UN urged to add IDF to list of child rights violators

Watchlist on Children and Armed Conflict says Israeli military among those responsible for grave violations against youngsters

Palestinian children pose for a photo on top of cement blocks placed by the Israeli army in the East Jerusalem neighborhood of Ras al Amud, on October 21, 2015. (Hadas Parush/Flash90)
Palestinian children pose for a photo on top of cement blocks placed by the Israeli army in the East Jerusalem neighborhood of Ras al Amud, on October 21, 2015. (Hadas Parush/Flash90)

A network of organizations seeking to protect children in conflict is urging UN Secretary-General Antonio Guterres to add 11 parties to the blacklist of countries and armed groups responsible for grave violations against youngsters, including the Israeli military.

The Watchlist on Children and Armed Conflict’s recommended additions released Wednesday include the Saudi Arabia-led coalition in Yemen that was taken off last year’s list by then Secretary-General Ban Ki-moon after the Saudis and their supporters threatened to stop funding many UN programs.

The Watchlist also called for the addition of the Israel Defense Forces, which were kept off the 2015 list after lobbying by the United States and the Israeli government.

The group recommended that Guterres determine whether the Popular Front of the Liberation of Palestine (PFLP), the Hamas’s armed wing, the Izz ad-Din al-Qassam Brigades, and 11 other groups should also be included.

In its report, the group’s section on Israeli offenses is approximately nine pages, most of them focused on the 2014 Gaza War, where some 2,000 Palestinians were killed in the 51-day summer conflict, at least have of them combatants, according to Israel. Palestinians dispute that figures, arguing that some 70 percent of those killed were civilians.

The section in the report on Syria, where the raging civil war has claimed over 400,000 lives, including those of tens of thousands of children, is two pages long.

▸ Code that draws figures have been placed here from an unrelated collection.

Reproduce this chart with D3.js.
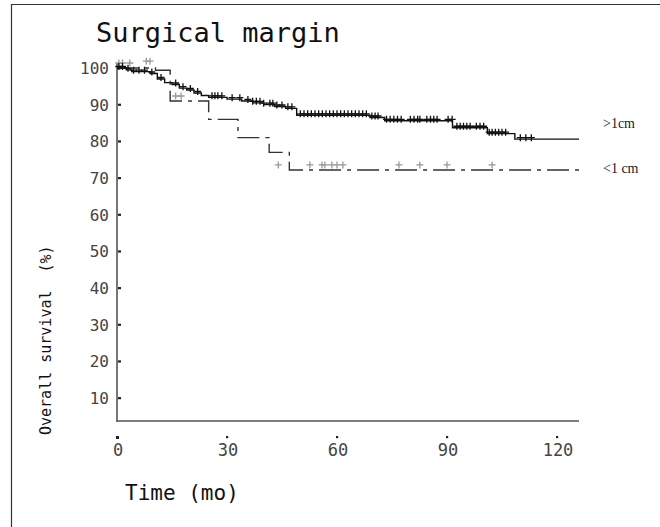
<!doctype html>
<html lang="en">
<head>
  <meta charset="utf-8">
  <title>Surgical margin</title>
  <script src="https://d3js.org/d3.v7.min.js"></script>
  <style>
    body { margin: 0; background: #fff; }
    svg { display: block; }
    .mono { font-family: 'DejaVu Sans Mono', monospace; }
  </style>
</head>
<body>
<svg id="chart" width="660" height="527"></svg>
<script>
// >1cm group (solid), step times (mo) and survival (%)
const wideT = [0, 2.5, 4, 9, 11, 13, 15, 17, 19, 21, 23, 25, 30, 34, 37, 40, 43, 46, 49, 69, 73, 91.5, 101, 108.5, 126];
const wideS = [100, 99.5, 99, 98.5, 97, 96, 95.5, 94.5, 94, 93.2, 92.5, 92, 91.5, 91, 90.5, 90, 89.5, 89, 87.1, 86.5, 85.6, 83.7, 82.1, 80.6, 80.6];
const wideCensor = [0.5, 1.5, 3, 4.5, 6, 7.5, 9.5, 12, 16, 18, 20, 22, 25.9, 26.7, 27.5, 28.6, 31.4, 33.5, 35.7,
  37, 38, 39, 40, 41.7, 42.5, 43.6, 45, 46.6, 47.7, 50, 51, 52, 53, 54, 55, 56, 57, 58, 59, 60, 61, 62, 63,
  64, 65, 66, 67, 68, 69.5, 70.4, 71.2, 73.5, 74.5, 75.5, 76.5, 77.5, 80, 81, 82, 82.6, 84.5, 85.5, 86.4, 87.3,
  90.3, 91.4, 92.7, 93.6, 94.5, 95.4, 96.3, 98, 99, 100, 101.5, 102.3, 103.2, 104.1, 105, 106, 110, 111.5, 113];

// <1 cm group (dash-dot)
const narrowT = [0, 10.5, 14.5, 25, 33, 41.5, 47, 126];
const narrowS = [100, 99.4, 91, 86, 81, 77, 72.2, 72.2];
const narrowCensorT = [0.5, 1.5, 3.5, 8, 9, 16, 17.5, 44, 52.6, 55.9, 56.7, 58.6, 60, 61.6, 76.9, 82.6, 90, 102.3];
const narrowCensorS = [100, 100, 100, 100.5, 100.5, 91, 91, 72.2, 72.2, 72.2, 72.2, 72.2, 72.2, 72.2, 72.2, 72.2, 72.2, 72.2];

const xTicks = [0, 30, 60, 90, 120];
const yTicks = [10, 20, 30, 40, 50, 60, 70, 80, 90, 100];

const svg = d3.select("#chart");

// frame
svg.append("path").attr("d", "M11.5,527V4.5H660").attr("fill", "none").attr("stroke", "#333").attr("stroke-width", 1.2);

const x = d3.scaleLinear().domain([0, 126]).range([117, 579]);
const y = d3.scaleLinear().domain([0, 100]).range([434.7, 68]);

// axes lines
svg.append("line").attr("x1", x(0)).attr("x2", x(0)).attr("y1", 63).attr("y2", 422)
  .attr("stroke", "#555").attr("stroke-width", 1.6);
svg.append("line").attr("x1", x(0)).attr("x2", x(126)).attr("y1", 421).attr("y2", 421)
  .attr("stroke", "#555").attr("stroke-width", 1.6);

// y ticks + labels
svg.selectAll("rect.yt").data(yTicks).enter().append("rect")
  .attr("x", x(0) + 1).attr("y", d => y(d) - 1).attr("width", 3).attr("height", 2.2).attr("fill", "#222");
svg.selectAll("text.yl").data(yTicks).enter().append("text")
  .attr("class", "mono").attr("x", 109).attr("y", d => y(d) + 6)
  .attr("text-anchor", "end").attr("font-size", 16).attr("fill", "#444")
  .text(d => d);

// x ticks + labels
svg.selectAll("rect.xt").data(xTicks).enter().append("rect")
  .attr("x", d => x(d) - 1).attr("y", 436).attr("width", d => d === 0 ? 3 : 2.2).attr("height", d => d === 0 ? 3 : 2.2)
  .attr("fill", "#222");
svg.selectAll("text.xl").data(xTicks).enter().append("text")
  .attr("class", "mono").attr("x", d => x(d) + 1).attr("y", 456)
  .attr("text-anchor", "middle").attr("font-size", 17).attr("fill", "#444")
  .text(d => d);

// curves
const line = d3.line().x(d => x(d[0])).y(d => y(d[1])).curve(d3.curveStepAfter);
const wide = wideT.map((t, i) => [t, wideS[i]]);
const narrow = narrowT.map((t, i) => [t, narrowS[i]]);

svg.append("path").attr("d", line(narrow)).attr("fill", "none")
  .attr("stroke", "#333").attr("stroke-width", 1.4).attr("stroke-dasharray", "22,6,4,6");
svg.append("path").attr("d", line(wide)).attr("fill", "none")
  .attr("stroke", "#111").attr("stroke-width", 1.4);

function stepValue(ts, ss, t) {
  const i = d3.bisectRight(ts, t) - 1;
  return ss[Math.max(0, i)];
}

function plus(g, cx, cy, r, color, w) {
  g.append("path").attr("d", `M${cx - r},${cy}H${cx + r}M${cx},${cy - r}V${cy + r}`)
    .attr("stroke", color).attr("stroke-width", w).attr("fill", "none");
}

const marks = svg.append("g");
narrowCensorT.forEach((t, i) => plus(marks, x(t), y(narrowCensorS[i]) - 5, 3.5, "#999", 1.3));
wideCensor.forEach(t => plus(marks, x(t), y(stepValue(wideT, wideS, t)) - 1.5, 3.5, "#111", 1.3));

// legend labels
svg.append("text").attr("x", 603).attr("y", 128).attr("font-family", "'Liberation Serif', serif")
  .attr("font-size", 14).attr("fill", "#222").text(">1cm");
svg.append("text").attr("x", 603).attr("y", 173).attr("font-family", "'Liberation Serif', serif")
  .attr("font-size", 14).attr("fill", "#222").text("<1 cm");

// title and axis titles
svg.append("text").attr("class", "mono").attr("x", 96).attr("y", 42)
  .attr("font-size", 27).attr("fill", "#111").text("Surgical margin");
svg.append("text").attr("class", "mono").attr("x", 125).attr("y", 500)
  .attr("font-size", 21).attr("fill", "#111").text("Time (mo)");
svg.append("text").attr("class", "mono")
  .attr("transform", "translate(51,435) rotate(-90)")
  .attr("font-size", 15).attr("fill", "#111").attr("xml:space", "preserve")
  .style("white-space", "pre").text("Overall survival  (%)");
</script>
</body>
</html>
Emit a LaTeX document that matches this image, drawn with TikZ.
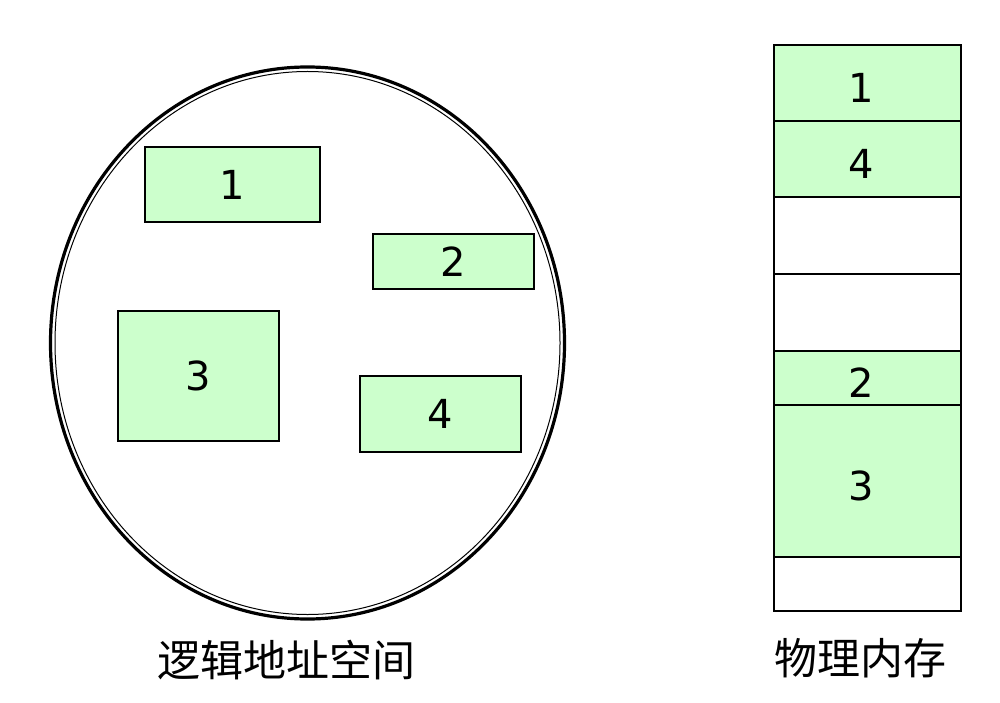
\documentclass[tikz,border=0pt]{standalone}
\usepackage{fontspec}
\setmainfont{DejaVu Sans}
\newfontfamily\cjk{Noto Sans CJK SC}
\definecolor{pg}{HTML}{CCFFCC}
\begin{document}
\begin{tikzpicture}[x=1pt,y=-1pt,
  seg/.style={draw=black,line width=1.3pt,fill=pg},
  emptyseg/.style={draw=black,line width=1.3pt,fill=white},
  num/.style={font=\fontsize{40}{40}\selectfont},
  mnum/.style={num,xshift=-6pt,yshift=-5pt},
  lbl/.style={font=\cjk\fontsize{43}{43}\selectfont}]
\useasboundingbox (0,0) rectangle (1000,703);
% ellipse with double border
\draw[line width=3.2pt] (307.5,343) ellipse [x radius=257, y radius=276];
\draw[line width=1pt] (307.5,343) ellipse [x radius=252.5, y radius=271.5];
% logical segments
\draw[seg] (145,147) rectangle (320,222) node[num,midway] (l1) {1};
\draw[seg] (373,234) rectangle (534,289) node[num,midway] (l2) {2};
\draw[seg] (118,311) rectangle (279,441) node[num,midway] (l3) {3};
\draw[seg] (360,376) rectangle (521,452) node[num,midway] (l4) {4};
% physical memory
\draw[seg] (774,45) rectangle (961,121) node[mnum,midway] (p1) {1};
\draw[seg] (774,121) rectangle (961,197) node[mnum,midway] (p4) {4};
\draw[emptyseg] (774,197) rectangle (961,274);
\draw[emptyseg] (774,274) rectangle (961,351);
\draw[seg] (774,351) rectangle (961,405) node[mnum,midway] (p2) {2};
\draw[seg] (774,405) rectangle (961,557) node[mnum,midway] (p3) {3};
\draw[emptyseg] (774,557) rectangle (961,611);
% labels
\node[lbl] (la) at (286,660) {逻辑地址空间};
\node[lbl] (lb) at (860,658) {物理内存};
\end{tikzpicture}
\end{document}
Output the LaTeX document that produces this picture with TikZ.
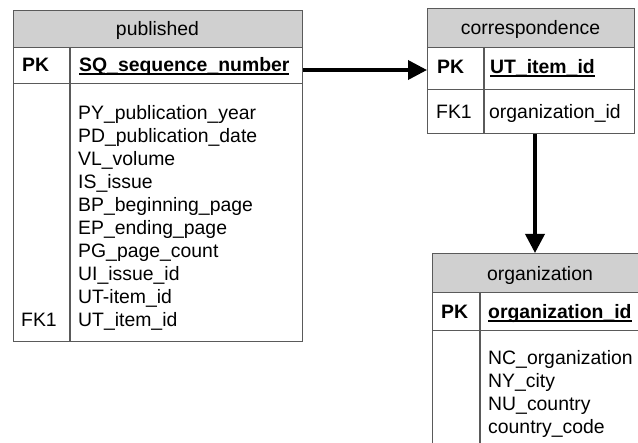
\documentclass[tikz,border=0pt]{standalone}
\usepackage{fontspec}
\setmainfont{Liberation Sans}
\usetikzlibrary{arrows.meta}
\definecolor{bcol}{HTML}{5A5A5A}
\definecolor{hcol}{HTML}{D0D0D0}
\newcommand\fs{\fontsize{19.4}{23}\selectfont}
\newcommand\myul[1]{\setbox0\hbox{#1}\rlap{\rule[-3pt]{\wd0}{1.5pt}}\box0}
\tikzset{
  box/.style={draw=bcol, line width=1.3pt, inner sep=0pt, anchor=north west},
  hdr/.style={box, fill=hcol},
  divline/.style={draw=bcol, line width=1.3pt},
  txt/.style={inner sep=0pt, anchor=mid west, font=\fs, yshift=-4pt},
  ctxt/.style={inner sep=0pt, font=\fs, yshift=-2pt},
  conn/.style={line width=3.6pt, -{Triangle[length=19pt,width=19pt]}}
}
\begin{document}
\begin{tikzpicture}[x=1pt,y=-1pt]
\useasboundingbox (0,0) rectangle (638,443);
\clip (0,0) rectangle (638,443);
% ---------- published
\node[hdr, minimum width=289pt, minimum height=37pt] (pubH) at (13,10) {};
\node[box, minimum width=289pt, minimum height=36pt] (pubK) at (13,47) {};
\node[box, minimum width=289pt, minimum height=258pt] (pubB) at (13,83) {};
\draw[divline] (pubK.north west) ++(57,0) coordinate (pd1) -- (pd1 |- pubB.south);
\node[ctxt] (pubT) at (157.5,28) {published};
\node[txt] (pubPK) at (22,65) {\textbf{PK}};
\node[txt] (pubSQ) at (79,65) {\myul{\textbf{SQ\_sequence\_number}}};
\node[txt] (f1) at (78,113) {PY\_publication\_year};
\node[txt] (f2) at (78,136) {PD\_publication\_date};
\node[txt] (f3) at (78,159) {VL\_volume};
\node[txt] (f4) at (78,182) {IS\_issue};
\node[txt] (f5) at (78,205) {BP\_beginning\_page};
\node[txt] (f6) at (78,228) {EP\_ending\_page};
\node[txt] (f7) at (78,251) {PG\_page\_count};
\node[txt] (f8) at (78,274) {UI\_issue\_id};
\node[txt] (f9) at (78,297) {UT-item\_id};
\node[txt] (f10) at (78,320) {UT\_item\_id};
\node[txt] (pubFK) at (21,320) {FK1};
% ---------- correspondence
\node[hdr, minimum width=207pt, minimum height=39pt] (corH) at (427,8) {};
\node[box, minimum width=207pt, minimum height=42pt] (corK) at (427,47) {};
\node[box, minimum width=207pt, minimum height=44pt] (corF) at (427,89) {};
\draw[divline] (corK.north west) ++(57,0) coordinate (cd1) -- (cd1 |- corF.south);
\node[ctxt] (corT) at (530.5,27) {correspondence};
\node[txt] (corPK) at (437,67) {\textbf{PK}};
\node[txt] (corUT) at (490,67) {\myul{\textbf{UT\_item\_id}}};
\node[txt] (corFK) at (436,112) {FK1};
\node[txt] (corOI) at (489,112) {organization\_id};
% ---------- organization
\node[hdr, minimum width=216pt, minimum height=39pt] (orgH) at (432,253) {};
\node[box, minimum width=216pt, minimum height=38pt] (orgK) at (432,292) {};
\node[box, minimum width=216pt, minimum height=140pt] (orgB) at (432,330) {};
\draw[divline] (orgK.north west) ++(48,0) coordinate (od1) -- (od1 |- orgB.south);
\node[ctxt] (orgT) at (540,273) {organization};
\node[txt] (orgPK) at (441,312) {\textbf{PK}};
\node[txt] (orgOI) at (488,312) {\myul{\textbf{organization\_id}}};
\node[txt] (o1) at (488,358) {NC\_organization};
\node[txt] (o2) at (488,381) {NY\_city};
\node[txt] (o3) at (488,404) {NU\_country};
\node[txt] (o4) at (488,427) {country\_code};
% ---------- connectors
\coordinate (a1) at (pubK.east |- 0,70);
\coordinate (a2) at (corK.west |- 0,70);
\draw[conn] (a1) -- (a2);
\coordinate (v1) at (535,0 |- corF.south);
\coordinate (v2) at (535,0 |- orgH.north);
\draw[conn] (v1) -- (v2);
\end{tikzpicture}
\end{document}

The report’s section on Israel also omits context from the wave of violence that began in late September 2015 and continued for over a year, decreasing in intensity in recent weeks, where Palestinian assailants launched near-daily stabbing, shooting or car-ramming attacks on Israeli civilians and soldiers in the West Bank and across Israel. The report does not mention that most of the attackers were Palestinians, referencing only “an upsurge in violence started in mid-September 2015 and continued into 2016…resulting in a total of 232 Palestinians killed, including 52 children, and over 5,774 seriously injured, while 32 Israelis were killed and 356 seriously injured.”

Since October 2015, 40 Israelis, two Americans, a Palestinian and an Eritrean national have been killed in these attacks. According to AFP figures, some 250 Palestinians, a Jordanian and a Sudanese migrant have also been killed, most of them in the course of carrying out attacks, Israel says, and many of the others in clashes with troops in the West Bank and at the Gaza border, as well as in Israeli airstrikes in the Gaza Strip.

The UN chief’s annual report on children and armed conflict, which contains the blacklist, is usually released in May or June.